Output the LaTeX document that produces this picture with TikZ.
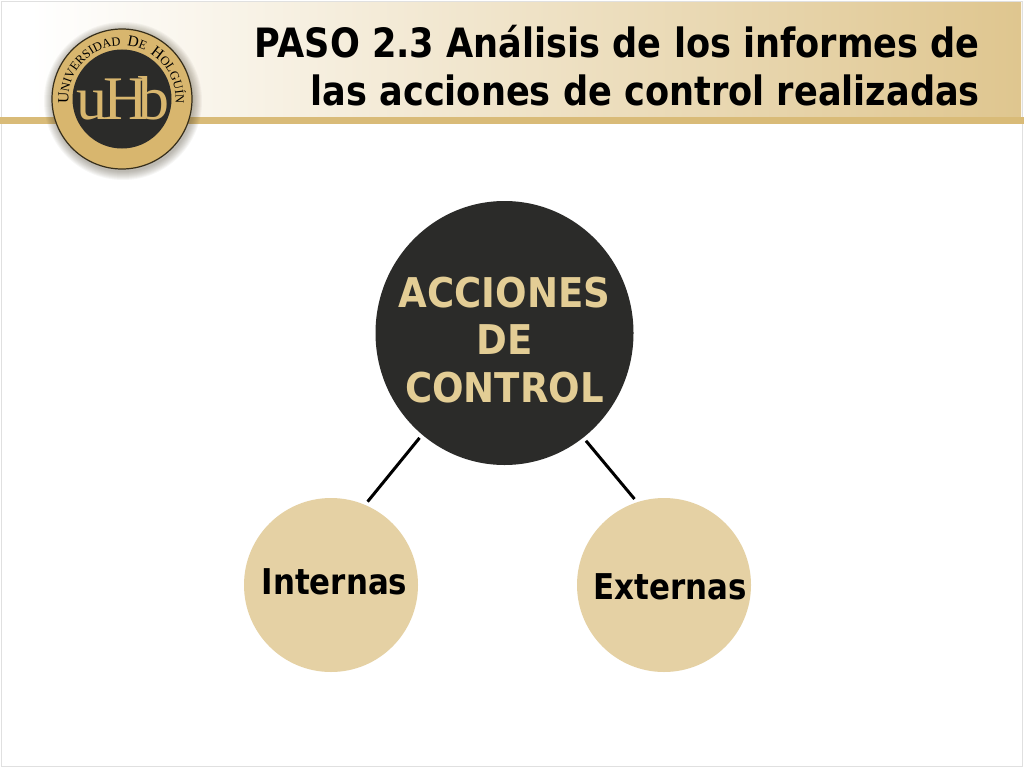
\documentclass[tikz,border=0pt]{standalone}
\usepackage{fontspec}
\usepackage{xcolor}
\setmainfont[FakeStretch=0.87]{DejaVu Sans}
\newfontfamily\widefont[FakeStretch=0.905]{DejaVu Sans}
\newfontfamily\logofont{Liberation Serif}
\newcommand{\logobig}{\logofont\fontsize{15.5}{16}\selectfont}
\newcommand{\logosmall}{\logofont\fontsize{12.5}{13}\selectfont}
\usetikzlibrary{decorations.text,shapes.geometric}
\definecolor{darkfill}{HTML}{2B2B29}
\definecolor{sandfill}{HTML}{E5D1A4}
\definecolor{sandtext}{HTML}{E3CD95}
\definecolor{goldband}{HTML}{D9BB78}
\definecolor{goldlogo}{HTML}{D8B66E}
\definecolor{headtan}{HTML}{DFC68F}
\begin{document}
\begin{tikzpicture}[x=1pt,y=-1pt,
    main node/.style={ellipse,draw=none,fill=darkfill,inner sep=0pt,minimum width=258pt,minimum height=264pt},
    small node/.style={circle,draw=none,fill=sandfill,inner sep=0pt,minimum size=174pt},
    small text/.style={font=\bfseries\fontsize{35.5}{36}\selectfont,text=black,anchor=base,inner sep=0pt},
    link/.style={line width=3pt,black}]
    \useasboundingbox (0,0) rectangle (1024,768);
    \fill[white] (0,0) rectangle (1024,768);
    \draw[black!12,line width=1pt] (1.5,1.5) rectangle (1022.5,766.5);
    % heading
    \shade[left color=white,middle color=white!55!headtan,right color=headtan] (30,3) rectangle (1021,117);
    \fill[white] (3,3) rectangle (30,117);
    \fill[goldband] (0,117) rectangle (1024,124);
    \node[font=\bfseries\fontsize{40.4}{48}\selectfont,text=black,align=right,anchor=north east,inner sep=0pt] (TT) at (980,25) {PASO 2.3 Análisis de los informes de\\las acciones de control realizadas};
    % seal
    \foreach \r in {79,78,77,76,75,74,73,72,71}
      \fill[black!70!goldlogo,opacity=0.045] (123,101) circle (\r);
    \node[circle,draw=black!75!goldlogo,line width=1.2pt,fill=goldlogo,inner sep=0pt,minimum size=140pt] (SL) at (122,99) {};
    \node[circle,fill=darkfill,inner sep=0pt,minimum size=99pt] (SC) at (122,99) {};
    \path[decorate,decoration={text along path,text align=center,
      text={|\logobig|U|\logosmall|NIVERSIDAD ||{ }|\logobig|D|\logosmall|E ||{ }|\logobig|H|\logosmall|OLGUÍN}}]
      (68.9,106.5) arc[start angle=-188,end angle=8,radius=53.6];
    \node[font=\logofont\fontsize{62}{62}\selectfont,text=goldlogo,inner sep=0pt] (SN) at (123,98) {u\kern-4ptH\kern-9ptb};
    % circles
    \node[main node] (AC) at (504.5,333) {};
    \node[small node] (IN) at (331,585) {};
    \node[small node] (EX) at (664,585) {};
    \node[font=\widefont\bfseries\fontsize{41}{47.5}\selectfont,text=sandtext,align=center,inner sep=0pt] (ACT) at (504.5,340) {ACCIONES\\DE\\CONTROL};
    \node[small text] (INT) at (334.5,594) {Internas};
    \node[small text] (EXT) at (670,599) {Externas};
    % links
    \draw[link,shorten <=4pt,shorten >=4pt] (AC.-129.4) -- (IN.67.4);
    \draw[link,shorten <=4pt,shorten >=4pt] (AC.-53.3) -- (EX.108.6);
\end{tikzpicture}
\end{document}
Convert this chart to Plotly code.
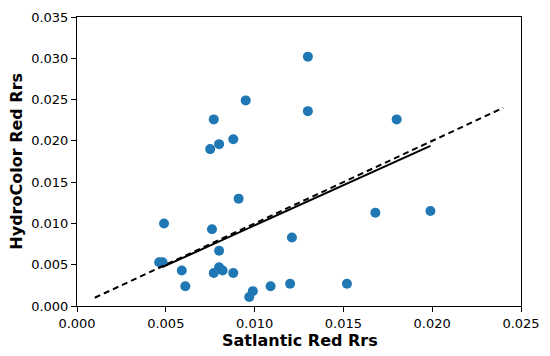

* * * *

- [WRITTEN TASK]: Using the listing above, pick out each line that contains the word "this", then copy it.

- [COMPLETE RESPONSE]:
Output the LaTeX document that produces this picture with TikZ.
Convert this chart to Plotly code.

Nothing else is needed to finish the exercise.